Oxford Analytica Staff

Geothermal power’s potential as an alternative energy source is becoming ever clearer. Global geothermal investment last year rose 83%, to 1.7 billion dollars, and some 80% of high-grade geothermal resources are believed to remain undiscovered. The technology received plenty of news coverage in the summer with the announcement that Google’s charitable arm was planning 11 billion dollars of investment into so-called enhanced geothermal systems (EGS).

 

Traditional geothermal energy requires engineers to drill near a hot spring, volcano or geyser, and inserting a valve and turbine on top of the hot water. This requires the power station to be sited in an area where the earth’s heat comes close to the surface. 

EGS advantages

EGS, on the other hand, involves drilling deep into hot rock, with cold water being injected into the cracks created. The water heats up and rises under its own pressure, running turbines and generating electricity. This allows engineers to produce geothermal power across a much wider area of the globe, taking advantage of geothermal power’s other advantages:

  • It is an extremely clean way of generating electricity, and does not need the ‘dirty’ gas turbine back-up or large storage systems that other alternative energy sources, such as wind and solar, require.
  • Unlike all other renewable sources, but like fossil fuels and nuclear power, it would be able -- over time -- to deliver close to installed capacity, which would reduce costs.
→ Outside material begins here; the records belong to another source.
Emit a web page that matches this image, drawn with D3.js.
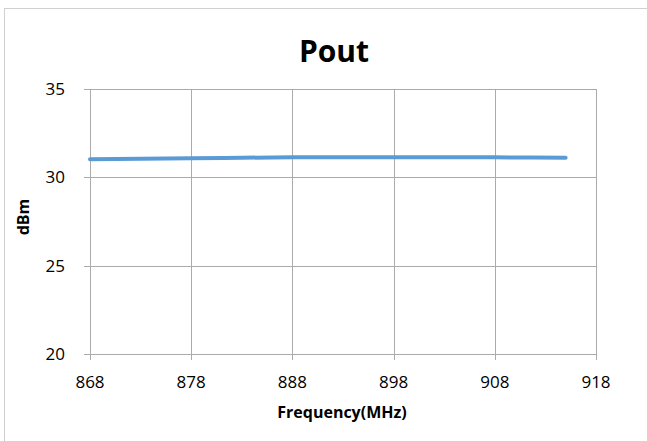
<!DOCTYPE html>
<html>
<head>
<meta charset="utf-8">
<script src="https://cdn.jsdelivr.net/npm/d3@7"></script>
<style>
  body { margin: 0; background: #fff; }
  text { font-family: "Open Sans", sans-serif; fill: #000; }
</style>
</head>
<body>
<div id="chart"></div>
<script>
// chart data
var freqs = [868, 873, 878, 883, 888, 893, 898, 903, 908, 915];
var pout = [31.02, 31.05, 31.08, 31.11, 31.13, 31.14, 31.14, 31.14, 31.13, 31.11];
var xTicks = [868, 878, 888, 898, 908, 918];
var yTicks = [20, 25, 30, 35];

var W = 647, H = 441;
var margin = {top: 89, right: 51, bottom: 87, left: 90},
    width = W - margin.left - margin.right,
    height = H - margin.top - margin.bottom;

var svg = d3.select("#chart").append("svg")
  .attr("width", W)
  .attr("height", H);

// outer chart border
svg.append("rect")
  .attr("x", 4.5).attr("y", 8.5)
  .attr("width", 700).attr("height", 500)
  .attr("fill", "none")
  .attr("stroke", "#d0d0d0")
  .attr("stroke-width", 1);

var g = svg.append("g")
  .attr("transform", "translate(" + margin.left + "," + margin.top + ")");

var x = d3.scaleLinear().domain([868, 918]).range([0, width]);
var y = d3.scaleLinear().domain([20, 35]).range([height, 0]);

// vertical grid + ticks
g.selectAll(".vgrid")
  .data(xTicks)
  .enter().append("line")
  .attr("x1", function(d) { return Math.round(x(d)) + 0.5; })
  .attr("x2", function(d) { return Math.round(x(d)) + 0.5; })
  .attr("y1", 0)
  .attr("y2", height + 6)
  .attr("stroke", "#ababab");

// horizontal grid + ticks
g.selectAll(".hgrid")
  .data(yTicks)
  .enter().append("line")
  .attr("x1", -6)
  .attr("x2", width)
  .attr("y1", function(d) { return Math.round(y(d)) + 0.5; })
  .attr("y2", function(d) { return Math.round(y(d)) + 0.5; })
  .attr("stroke", "#ababab");

// tick labels
g.selectAll(".xlab")
  .data(xTicks)
  .enter().append("text")
  .attr("x", function(d) { return x(d); })
  .attr("y", height + 34)
  .attr("text-anchor", "middle")
  .style("font-size", "17px")
  .text(function(d) { return d; });

g.selectAll(".ylab")
  .data(yTicks)
  .enter().append("text")
  .attr("x", -25)
  .attr("y", function(d) { return y(d) + 6; })
  .attr("text-anchor", "end")
  .style("font-size", "17px")
  .text(function(d) { return d; });

// the series
var line = d3.line()
  .x(function(d, i) { return x(freqs[i]); })
  .y(function(d) { return y(d); })
  .curve(d3.curveMonotoneX);

g.append("path")
  .datum(pout)
  .attr("fill", "none")
  .attr("stroke", "#5b9bd5")
  .attr("stroke-width", 4)
  .attr("stroke-linecap", "round")
  .attr("d", line);

// titles
svg.append("text")
  .attr("x", 334)
  .attr("y", 62)
  .attr("text-anchor", "middle")
  .style("font-size", "30px")
  .style("font-weight", "bold")
  .text("Pout");

svg.append("text")
  .attr("x", 342)
  .attr("y", 418)
  .attr("text-anchor", "middle")
  .style("font-size", "16px")
  .style("font-weight", "bold")
  .text("Frequency(MHz)");

svg.append("text")
  .attr("transform", "translate(29,217) rotate(-90)")
  .attr("text-anchor", "middle")
  .style("font-size", "16px")
  .style("font-weight", "bold")
  .text("dBm");
</script>
</body>
</html>
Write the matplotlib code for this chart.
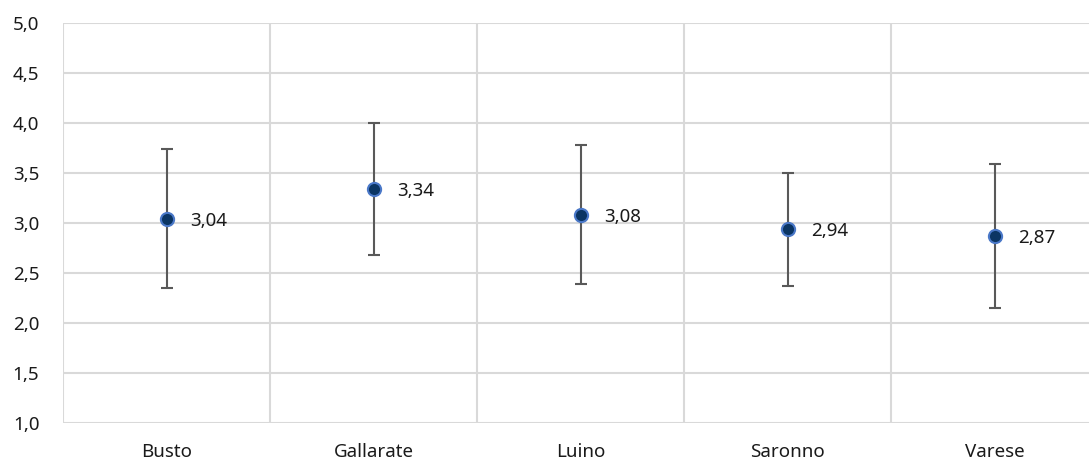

In spite of its enormous potential, obstacles remain to the exploitation of EGS:

  • Costs of the technology are currently high per unit generated. While the cost per kilowatt hour could eventually fall to 0.04 dollars, which would compare favourably with solar at 0.31 dollars and gas at 0.08 dollars, costs at the start are estimated at 0.09 dollars.  Indeed, Australian company Geodynamics, carrying out the first major commercial test of EGS, estimates that its first 50-megawatt (MW) power station will cost a substantial 250 million dollars.
  • Meanwhile, EGS companies would have to compete with their much wealthier oil and gas counterparts for drilling rigs, in short supply in the current energy environment.
  • Maps of geothermal potential have not been updated since the 1970s, even though the discovery of over 1 million new oil and gas wells means that a wealth of more recent data is available.

Outlook

A boom in geothermal -- and particularly EGS -- research is likely in the coming years.  In addition to Geodynamics’ work in Australia, there is another major test in France, and a first US test is to take place in Nevada this year.  A recent Massachusetts Institute of Technology study showed that EGS could provide a further 100,000 MW of generating capacity in the United States by 2050.  Nonetheless, as none of its tests have so far been completed, and since much of the technology it requires is at an early stage of development, EGS risks being oversold as a “magic bullet” of alternative energy.